Un informe del BIS, asimismo, alertó de que los instrumentos digitales “portables” podrían favorecer flujos ilícitos, al igual que la elusión de controles KYC/AML, a menos que se les dote de las correspondientes herramientas de supervisión. Para las naciones emergentes, tal transformación supone un arma de doble filo. Por una parte, brinda la oportunidad de disminuir la exposición al dólar, diversificando sus redes de pago, lo que afianza la soberanía financiera y evita la coerción financiera externa. Por otro lado, adoptar infraestructuras alternativas demanda una alta capacidad institucional, además de sólidas reservas internacionales, una profundización de los mercados locales y, en esencia, confianza en la moneda local. Estos estados, en muchos casos, carecen del capital político y expertise técnico requerido para desplegar, de forma simultánea, múltiples redes de compensación, CBDC o sistemas regulados de stablecoins, evitando así desequilibrios en el sistema de referencia del dólar ya establecido.
La implementación de redes fragmentadas conlleva costes macroeconómicos y riesgos para la estabilidad económica: complejidad operativa aumentada, gastos por mantener la correspondencia entre diferentes redes, menores economías de escala y mayor riesgo de “shadow liquidity”. Asimismo, la ausencia de una red única y líquida podría amplificar los efectos de crisis cambiarias y financieras. En esta tesitura, la fragmentación del sistema dólar no es la solución definitiva; refuerza la resiliencia en ciertos casos, no obstante, podría agravar la fragilidad sistémica bajo condiciones de tensión generalizada. La noción del desplazamiento del dólar del liderazgo monetario global resulta arriesgada, aunque es un escenario anticipado. Instituciones financieras, como J.P.Morgan, alertan que las afirmaciones sobre el declive del dólar se exageran: la divisa estadounidense mantiene una posición fundamental en las reservas, la financiación global y los mercados de capitales, y la evolución hacia un entorno multipolar, se presume, será paulatina y gradual. No obstante, la desintegración del sistema de pagos podría menoscabar las ventajas excepcionales que, durante décadas, han favorecido al dólar; así mismo, podría limitar su impacto como instrumento de sanciones.
La geopolítica financiera del siglo XXI reclama que las potencias mundiales y los bancos centrales desplieguen una visión híbrida: no sólo es imperativo resguardar el sistema dólar establecido, sino reformarlo para encarar las diferencias tecnológicas. Europa, por ejemplo, podría impulsar estándares regulatorios uniformes para CBDC y stablecoins, fomentando la interoperabilidad mundial, lo cual inhibiría la fragmentación extrema. Las entidades multilaterales desempeñan una función esencial en la conciliación de normas, la provisión de infraestructura compartida y en evitar que la rivalidad entre bloques derive en caos financiero.

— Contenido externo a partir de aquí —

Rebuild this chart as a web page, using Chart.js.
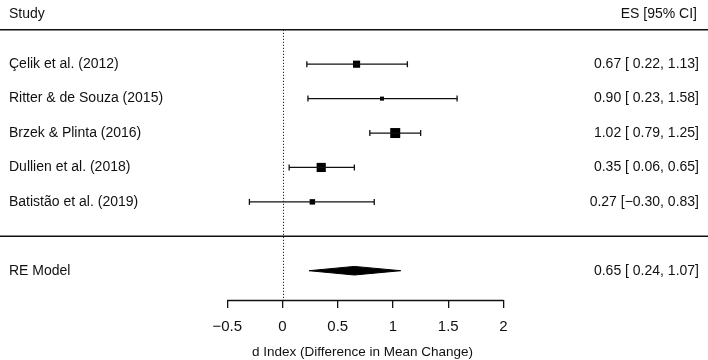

Nos encontramos en un período de inexorable transformación. No forzosamente hacia un único sistema que suplante al dólar, sino hacia una situación donde coexistan diversas redes de pago estadales, privadas y mixtas, moldeadas por alineaciones geopolíticas, destrezas técnicas y confianza institucional. Aquella multiplicidad, no solo remodela los esquemas del poder financiero; sino que demanda una reconsideración estructural. Es necesario replantear cómo las finanzas, la diplomacia y la política se entrelazan en una era donde la capacidad de influir o aislar un sistema de pagos define quién ostenta el mando del Leviatán económico.